In September 2025, following the tragic killing of conservative activist Charlie Kirk, right-leaning media quickly accused platforms of suppressing pro-Kirk content. Moderation teams were swamped with demands, removals, appeals, and outrage-driven reposts.

In that moment, the digital ecosystem faced a storm of content volume that looked exactly like a sabotage event — posts surged, moderation slowed, and backlash narratives erupted. The timing wasn’t coincidental: it aligned with a political flashpoint.

That case illustrates how Moderation Sabotage and narrative framing collude in real time: provoke the content surge, let moderation lag, use the lag as proof, and spin it into political capital.

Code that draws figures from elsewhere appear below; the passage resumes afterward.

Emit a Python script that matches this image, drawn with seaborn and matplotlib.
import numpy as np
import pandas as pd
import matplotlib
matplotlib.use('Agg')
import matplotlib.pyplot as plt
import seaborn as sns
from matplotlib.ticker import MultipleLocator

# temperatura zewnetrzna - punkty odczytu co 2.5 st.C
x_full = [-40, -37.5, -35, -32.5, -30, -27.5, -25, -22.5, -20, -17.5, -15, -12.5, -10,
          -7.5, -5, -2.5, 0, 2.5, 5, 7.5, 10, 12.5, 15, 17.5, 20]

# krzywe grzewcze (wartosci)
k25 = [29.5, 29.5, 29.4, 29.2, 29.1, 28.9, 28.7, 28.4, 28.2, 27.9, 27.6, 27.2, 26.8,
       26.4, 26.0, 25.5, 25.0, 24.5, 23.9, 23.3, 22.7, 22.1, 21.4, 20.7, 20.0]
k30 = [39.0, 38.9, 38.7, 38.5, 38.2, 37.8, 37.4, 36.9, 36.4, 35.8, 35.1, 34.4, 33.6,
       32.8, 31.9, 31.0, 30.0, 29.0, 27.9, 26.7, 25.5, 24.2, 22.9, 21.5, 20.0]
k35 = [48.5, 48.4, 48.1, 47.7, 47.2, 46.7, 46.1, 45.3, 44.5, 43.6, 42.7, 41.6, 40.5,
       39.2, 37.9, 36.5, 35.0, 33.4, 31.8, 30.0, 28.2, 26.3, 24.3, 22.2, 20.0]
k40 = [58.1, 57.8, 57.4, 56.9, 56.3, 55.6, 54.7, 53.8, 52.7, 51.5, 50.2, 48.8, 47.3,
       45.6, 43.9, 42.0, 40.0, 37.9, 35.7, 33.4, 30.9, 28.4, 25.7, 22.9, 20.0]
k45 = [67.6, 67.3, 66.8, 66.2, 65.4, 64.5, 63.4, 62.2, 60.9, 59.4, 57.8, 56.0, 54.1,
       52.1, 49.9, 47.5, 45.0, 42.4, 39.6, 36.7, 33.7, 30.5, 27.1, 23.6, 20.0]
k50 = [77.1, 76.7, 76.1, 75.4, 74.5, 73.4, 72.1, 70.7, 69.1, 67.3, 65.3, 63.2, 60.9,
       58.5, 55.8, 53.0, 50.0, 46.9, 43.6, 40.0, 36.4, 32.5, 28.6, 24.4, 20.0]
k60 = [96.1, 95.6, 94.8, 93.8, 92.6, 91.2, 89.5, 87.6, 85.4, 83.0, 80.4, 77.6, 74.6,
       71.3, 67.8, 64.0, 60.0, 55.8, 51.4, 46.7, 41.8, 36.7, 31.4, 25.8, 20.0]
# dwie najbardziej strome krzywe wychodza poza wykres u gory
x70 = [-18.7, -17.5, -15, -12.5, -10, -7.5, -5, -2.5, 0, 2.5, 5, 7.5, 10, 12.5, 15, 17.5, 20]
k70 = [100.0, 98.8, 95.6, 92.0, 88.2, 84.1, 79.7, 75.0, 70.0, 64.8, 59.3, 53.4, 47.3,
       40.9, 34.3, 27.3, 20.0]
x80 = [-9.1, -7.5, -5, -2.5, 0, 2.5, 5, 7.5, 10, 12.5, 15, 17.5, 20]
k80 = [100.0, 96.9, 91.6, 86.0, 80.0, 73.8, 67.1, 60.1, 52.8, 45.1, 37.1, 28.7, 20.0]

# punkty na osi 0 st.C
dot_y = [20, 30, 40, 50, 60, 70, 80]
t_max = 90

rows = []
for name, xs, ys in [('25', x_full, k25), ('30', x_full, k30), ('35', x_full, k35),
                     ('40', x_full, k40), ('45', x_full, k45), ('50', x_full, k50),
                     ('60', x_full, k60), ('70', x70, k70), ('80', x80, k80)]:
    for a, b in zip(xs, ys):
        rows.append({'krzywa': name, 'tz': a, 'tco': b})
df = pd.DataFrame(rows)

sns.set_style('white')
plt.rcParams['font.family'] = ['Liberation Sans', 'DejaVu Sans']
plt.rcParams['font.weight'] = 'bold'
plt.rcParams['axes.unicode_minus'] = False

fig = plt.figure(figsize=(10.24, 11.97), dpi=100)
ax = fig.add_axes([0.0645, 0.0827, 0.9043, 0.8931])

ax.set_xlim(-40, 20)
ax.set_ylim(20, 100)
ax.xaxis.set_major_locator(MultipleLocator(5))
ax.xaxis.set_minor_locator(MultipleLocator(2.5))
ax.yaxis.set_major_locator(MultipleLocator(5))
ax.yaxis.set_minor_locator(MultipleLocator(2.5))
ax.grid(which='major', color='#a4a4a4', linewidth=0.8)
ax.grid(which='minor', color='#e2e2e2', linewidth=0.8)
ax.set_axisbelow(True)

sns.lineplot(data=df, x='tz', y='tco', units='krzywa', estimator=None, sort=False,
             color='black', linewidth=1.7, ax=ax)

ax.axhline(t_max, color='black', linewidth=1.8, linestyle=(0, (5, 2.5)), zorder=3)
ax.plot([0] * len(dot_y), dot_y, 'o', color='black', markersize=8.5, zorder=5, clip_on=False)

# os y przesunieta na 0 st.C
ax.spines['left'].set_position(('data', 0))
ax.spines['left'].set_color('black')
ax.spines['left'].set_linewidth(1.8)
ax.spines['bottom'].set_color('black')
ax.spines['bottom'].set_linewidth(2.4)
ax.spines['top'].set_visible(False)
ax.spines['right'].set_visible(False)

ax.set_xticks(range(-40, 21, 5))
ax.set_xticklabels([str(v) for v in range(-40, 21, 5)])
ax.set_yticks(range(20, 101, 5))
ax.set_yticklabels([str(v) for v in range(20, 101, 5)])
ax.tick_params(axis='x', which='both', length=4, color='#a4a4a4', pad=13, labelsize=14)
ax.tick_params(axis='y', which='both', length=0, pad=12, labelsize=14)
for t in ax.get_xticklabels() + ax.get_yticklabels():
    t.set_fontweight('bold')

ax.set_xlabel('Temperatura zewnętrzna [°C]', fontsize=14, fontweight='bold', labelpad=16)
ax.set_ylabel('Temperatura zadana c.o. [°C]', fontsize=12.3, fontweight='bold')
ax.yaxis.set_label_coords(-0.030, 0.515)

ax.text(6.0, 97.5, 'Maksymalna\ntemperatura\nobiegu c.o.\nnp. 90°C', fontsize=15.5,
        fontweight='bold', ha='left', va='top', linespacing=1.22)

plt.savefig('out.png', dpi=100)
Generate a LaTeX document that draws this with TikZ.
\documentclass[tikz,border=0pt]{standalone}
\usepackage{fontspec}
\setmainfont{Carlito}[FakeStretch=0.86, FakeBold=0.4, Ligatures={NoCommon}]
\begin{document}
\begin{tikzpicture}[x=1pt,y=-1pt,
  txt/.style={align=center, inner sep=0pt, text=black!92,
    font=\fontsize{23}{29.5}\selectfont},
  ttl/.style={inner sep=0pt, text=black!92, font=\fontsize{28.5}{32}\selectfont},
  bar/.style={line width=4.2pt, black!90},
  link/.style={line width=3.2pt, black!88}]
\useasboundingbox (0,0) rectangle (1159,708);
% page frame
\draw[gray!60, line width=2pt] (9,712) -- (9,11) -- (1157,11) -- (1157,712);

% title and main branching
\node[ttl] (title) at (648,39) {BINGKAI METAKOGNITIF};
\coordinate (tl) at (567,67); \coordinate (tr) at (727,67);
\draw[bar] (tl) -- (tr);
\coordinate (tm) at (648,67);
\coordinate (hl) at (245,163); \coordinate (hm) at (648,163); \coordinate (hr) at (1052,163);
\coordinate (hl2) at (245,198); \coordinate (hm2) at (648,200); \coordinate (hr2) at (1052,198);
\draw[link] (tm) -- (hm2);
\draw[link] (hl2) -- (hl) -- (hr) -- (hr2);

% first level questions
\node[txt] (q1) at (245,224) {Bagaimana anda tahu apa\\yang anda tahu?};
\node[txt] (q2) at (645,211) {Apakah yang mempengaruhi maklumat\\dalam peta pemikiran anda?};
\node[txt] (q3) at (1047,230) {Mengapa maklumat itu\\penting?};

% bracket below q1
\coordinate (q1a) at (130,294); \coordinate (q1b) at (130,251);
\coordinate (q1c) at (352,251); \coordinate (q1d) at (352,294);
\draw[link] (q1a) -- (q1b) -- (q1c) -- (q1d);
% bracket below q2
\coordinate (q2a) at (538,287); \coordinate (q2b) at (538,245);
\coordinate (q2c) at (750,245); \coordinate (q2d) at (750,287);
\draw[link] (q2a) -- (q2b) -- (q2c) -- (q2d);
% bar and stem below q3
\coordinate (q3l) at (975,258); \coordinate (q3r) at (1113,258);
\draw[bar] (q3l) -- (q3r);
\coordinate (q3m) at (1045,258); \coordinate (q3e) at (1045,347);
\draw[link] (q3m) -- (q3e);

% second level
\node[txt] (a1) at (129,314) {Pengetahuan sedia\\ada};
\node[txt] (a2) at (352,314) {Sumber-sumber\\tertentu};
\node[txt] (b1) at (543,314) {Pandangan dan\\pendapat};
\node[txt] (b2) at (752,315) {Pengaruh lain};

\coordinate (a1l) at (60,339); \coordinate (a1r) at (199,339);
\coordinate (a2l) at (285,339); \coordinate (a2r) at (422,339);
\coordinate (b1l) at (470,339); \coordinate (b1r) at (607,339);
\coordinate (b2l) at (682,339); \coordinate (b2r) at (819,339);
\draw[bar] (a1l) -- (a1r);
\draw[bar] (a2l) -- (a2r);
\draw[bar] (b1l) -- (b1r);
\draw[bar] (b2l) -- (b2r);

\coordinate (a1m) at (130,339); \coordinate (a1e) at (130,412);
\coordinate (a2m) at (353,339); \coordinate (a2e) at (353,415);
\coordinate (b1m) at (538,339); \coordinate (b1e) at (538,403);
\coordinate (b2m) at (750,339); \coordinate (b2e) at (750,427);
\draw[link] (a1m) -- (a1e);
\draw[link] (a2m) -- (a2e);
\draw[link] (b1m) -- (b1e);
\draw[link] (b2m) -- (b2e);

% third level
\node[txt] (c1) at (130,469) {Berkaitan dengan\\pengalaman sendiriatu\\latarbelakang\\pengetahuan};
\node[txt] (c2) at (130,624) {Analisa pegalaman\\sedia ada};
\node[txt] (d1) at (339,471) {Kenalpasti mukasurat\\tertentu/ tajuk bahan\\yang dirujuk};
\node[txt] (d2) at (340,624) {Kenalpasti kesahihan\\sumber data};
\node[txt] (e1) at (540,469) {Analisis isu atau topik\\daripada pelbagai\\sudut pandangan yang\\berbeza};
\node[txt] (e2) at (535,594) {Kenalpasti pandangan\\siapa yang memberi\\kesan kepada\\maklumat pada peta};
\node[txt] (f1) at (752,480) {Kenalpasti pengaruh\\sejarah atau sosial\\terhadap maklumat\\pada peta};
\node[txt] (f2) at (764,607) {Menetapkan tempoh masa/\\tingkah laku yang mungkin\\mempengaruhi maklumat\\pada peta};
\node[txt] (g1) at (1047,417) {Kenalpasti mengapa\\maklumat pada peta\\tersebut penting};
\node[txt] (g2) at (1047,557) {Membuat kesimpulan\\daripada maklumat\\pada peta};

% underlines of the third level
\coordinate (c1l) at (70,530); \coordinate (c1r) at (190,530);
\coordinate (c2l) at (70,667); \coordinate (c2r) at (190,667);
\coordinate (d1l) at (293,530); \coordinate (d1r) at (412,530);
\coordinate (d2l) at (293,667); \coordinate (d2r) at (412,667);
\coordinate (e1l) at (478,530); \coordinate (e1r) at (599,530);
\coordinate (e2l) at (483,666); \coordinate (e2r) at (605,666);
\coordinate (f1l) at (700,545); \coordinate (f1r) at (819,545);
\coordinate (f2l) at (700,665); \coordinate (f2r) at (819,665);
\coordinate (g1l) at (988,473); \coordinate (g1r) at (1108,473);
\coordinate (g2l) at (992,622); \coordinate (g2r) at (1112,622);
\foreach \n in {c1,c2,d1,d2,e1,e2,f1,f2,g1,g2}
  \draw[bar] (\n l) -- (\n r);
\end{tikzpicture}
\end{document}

Why This Matters for Democracy

When Moderation Sabotage works, it doesn’t just let lies proliferate — it actually lets them win. It stamps falsehoods into the public record by virtue of longevity and ensures that disinformation becomes embedded before corrections ever arrive. Ultimately, it blurs the line between news and smear.

Worse still: it reduces moderation from ethical enforcement into a reactive shadow war. Users see only that obviously wrong content remains, while fact-based voices vanish or get suppressed. Trust erodes. The platforms lose legitimacy. The few truth-tellers who made it this far lose hope, and many of them give up.

And when that happens, the actors best suited to wield sabotage — ie, those with infrastructure, resources, and coordinated networks — get to shape the entire ecosystem.

The Counterpunch: Building Resilience

This isn’t hopeless. But resisting Moderation Sabotage requires strategy.

  • Platforms must invest in redundant capacity, especially during high-risk windows.

  • Transparency is vital — publishing queue latencies, backlogs, and banned content trends would shine light on sabotage as it happens.

  • External auditing teams and “firebreak” protocols can hold dubious content off the critical path while moderation catches up.

  • Regulators should require legibility in moderation workflows, not just takedown counts.

  • And finally, civil society must expose sabotage events as occurrences — not accidents.

Because once you see moderation delays not as errors but weaponized pauses, the smallest glitches become signals of a much deeper war.

Moderation Sabotage isn’t the dramatic explosion of attention you see in the feed. It’s the slow collapse of your defenses, unnoticed until the narrative is already built. In Trump’s digital playbook, it’s one of the most potent moves—and it’s happening far more often than most people realize.